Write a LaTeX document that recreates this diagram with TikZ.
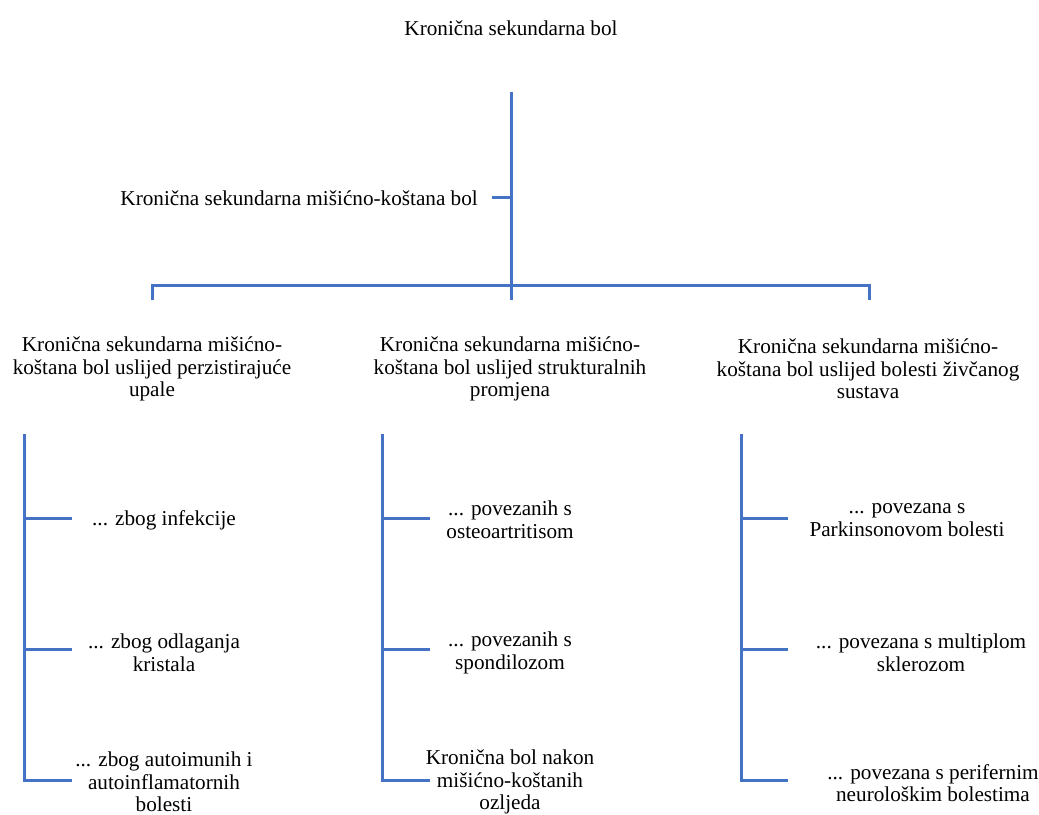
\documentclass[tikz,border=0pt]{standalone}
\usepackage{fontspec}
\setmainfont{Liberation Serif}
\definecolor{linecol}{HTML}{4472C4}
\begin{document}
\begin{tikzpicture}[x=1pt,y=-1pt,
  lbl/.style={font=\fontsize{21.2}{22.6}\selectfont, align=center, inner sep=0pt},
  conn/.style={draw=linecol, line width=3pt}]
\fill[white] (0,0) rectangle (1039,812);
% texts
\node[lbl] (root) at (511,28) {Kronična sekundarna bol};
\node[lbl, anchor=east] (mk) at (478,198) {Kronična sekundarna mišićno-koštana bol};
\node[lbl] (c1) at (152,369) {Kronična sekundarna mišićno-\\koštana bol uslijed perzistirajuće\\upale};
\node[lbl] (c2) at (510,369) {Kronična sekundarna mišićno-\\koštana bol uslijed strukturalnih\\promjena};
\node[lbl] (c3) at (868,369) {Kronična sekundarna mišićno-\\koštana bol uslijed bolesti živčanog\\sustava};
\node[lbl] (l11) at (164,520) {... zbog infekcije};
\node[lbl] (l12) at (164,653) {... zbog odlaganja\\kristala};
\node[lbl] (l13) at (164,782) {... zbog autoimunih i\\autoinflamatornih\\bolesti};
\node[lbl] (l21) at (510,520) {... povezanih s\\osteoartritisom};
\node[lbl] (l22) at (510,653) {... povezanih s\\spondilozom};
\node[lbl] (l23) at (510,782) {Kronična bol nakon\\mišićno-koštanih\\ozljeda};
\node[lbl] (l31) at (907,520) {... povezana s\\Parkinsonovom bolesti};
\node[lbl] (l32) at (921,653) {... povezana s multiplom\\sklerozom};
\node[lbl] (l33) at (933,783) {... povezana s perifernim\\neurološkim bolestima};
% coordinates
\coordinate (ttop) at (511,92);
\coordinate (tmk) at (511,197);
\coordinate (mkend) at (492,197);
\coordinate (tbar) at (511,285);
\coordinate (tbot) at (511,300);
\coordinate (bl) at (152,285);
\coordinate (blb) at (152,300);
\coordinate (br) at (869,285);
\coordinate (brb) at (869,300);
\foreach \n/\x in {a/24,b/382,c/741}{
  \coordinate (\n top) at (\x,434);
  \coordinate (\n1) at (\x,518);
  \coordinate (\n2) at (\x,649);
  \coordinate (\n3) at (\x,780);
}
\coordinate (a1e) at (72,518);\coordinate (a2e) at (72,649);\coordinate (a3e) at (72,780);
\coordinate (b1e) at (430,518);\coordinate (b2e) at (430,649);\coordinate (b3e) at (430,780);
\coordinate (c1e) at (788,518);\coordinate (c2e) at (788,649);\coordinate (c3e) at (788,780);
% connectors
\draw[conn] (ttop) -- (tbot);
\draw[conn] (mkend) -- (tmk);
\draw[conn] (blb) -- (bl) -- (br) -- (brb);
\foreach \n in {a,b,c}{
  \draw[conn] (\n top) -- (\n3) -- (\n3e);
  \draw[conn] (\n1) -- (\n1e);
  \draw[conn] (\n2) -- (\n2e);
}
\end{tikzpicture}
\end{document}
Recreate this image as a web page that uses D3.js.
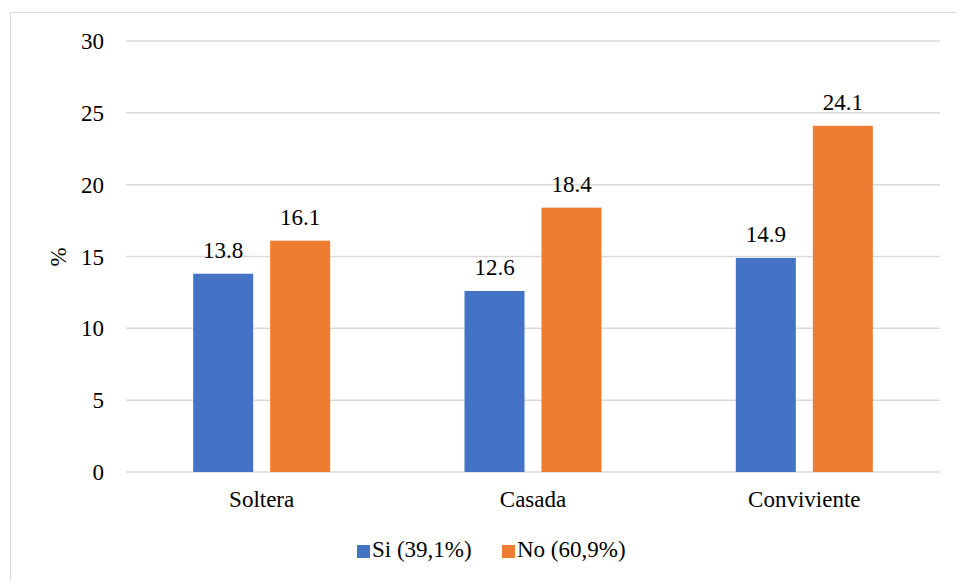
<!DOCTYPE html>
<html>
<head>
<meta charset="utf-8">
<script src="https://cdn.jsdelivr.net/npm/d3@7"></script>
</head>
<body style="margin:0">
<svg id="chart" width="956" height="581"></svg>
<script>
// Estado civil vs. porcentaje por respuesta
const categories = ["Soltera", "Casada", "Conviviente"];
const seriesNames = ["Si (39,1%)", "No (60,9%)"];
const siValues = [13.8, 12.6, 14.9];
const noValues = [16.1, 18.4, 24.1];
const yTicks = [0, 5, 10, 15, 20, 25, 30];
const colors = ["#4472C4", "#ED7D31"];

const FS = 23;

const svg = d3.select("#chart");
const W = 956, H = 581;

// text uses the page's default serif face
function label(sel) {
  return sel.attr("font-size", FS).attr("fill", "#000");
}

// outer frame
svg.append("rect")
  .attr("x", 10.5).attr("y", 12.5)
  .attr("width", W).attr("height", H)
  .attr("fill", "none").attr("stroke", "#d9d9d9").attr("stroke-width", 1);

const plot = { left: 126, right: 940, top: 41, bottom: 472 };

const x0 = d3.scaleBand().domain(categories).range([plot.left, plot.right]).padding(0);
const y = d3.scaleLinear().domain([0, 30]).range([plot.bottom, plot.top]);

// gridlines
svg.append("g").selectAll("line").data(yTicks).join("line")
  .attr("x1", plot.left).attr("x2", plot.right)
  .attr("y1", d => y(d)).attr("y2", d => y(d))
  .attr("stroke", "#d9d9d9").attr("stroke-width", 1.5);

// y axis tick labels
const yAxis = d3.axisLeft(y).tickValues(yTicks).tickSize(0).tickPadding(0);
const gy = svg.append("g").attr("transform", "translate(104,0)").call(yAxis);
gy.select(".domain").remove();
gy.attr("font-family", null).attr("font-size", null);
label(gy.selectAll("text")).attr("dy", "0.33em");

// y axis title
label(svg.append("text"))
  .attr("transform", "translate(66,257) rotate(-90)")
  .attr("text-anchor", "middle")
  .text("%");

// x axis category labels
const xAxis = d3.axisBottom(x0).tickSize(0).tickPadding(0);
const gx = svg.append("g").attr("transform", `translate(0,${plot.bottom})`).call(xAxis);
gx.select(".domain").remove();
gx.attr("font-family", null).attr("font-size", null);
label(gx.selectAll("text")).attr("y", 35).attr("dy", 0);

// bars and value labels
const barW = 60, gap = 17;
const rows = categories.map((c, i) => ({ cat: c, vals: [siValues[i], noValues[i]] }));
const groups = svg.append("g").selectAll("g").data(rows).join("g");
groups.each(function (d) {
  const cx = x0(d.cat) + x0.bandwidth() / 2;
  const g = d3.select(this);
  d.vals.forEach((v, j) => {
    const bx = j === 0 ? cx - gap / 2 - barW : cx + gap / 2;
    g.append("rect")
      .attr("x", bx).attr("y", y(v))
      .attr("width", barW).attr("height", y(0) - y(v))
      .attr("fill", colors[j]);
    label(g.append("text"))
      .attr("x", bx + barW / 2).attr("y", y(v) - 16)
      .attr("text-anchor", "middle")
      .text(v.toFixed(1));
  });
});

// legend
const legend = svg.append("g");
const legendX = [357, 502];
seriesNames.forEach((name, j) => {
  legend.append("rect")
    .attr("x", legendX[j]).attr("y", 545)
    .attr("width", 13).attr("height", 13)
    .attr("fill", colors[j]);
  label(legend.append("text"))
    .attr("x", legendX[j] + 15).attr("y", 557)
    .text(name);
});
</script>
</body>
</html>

## [Given exercise]
In the records above, find each line that holds the word "page"; copy all such lines.

## [Problem solution]
Recreate this image as a web page that uses D3.js.
// text uses the page's default serif face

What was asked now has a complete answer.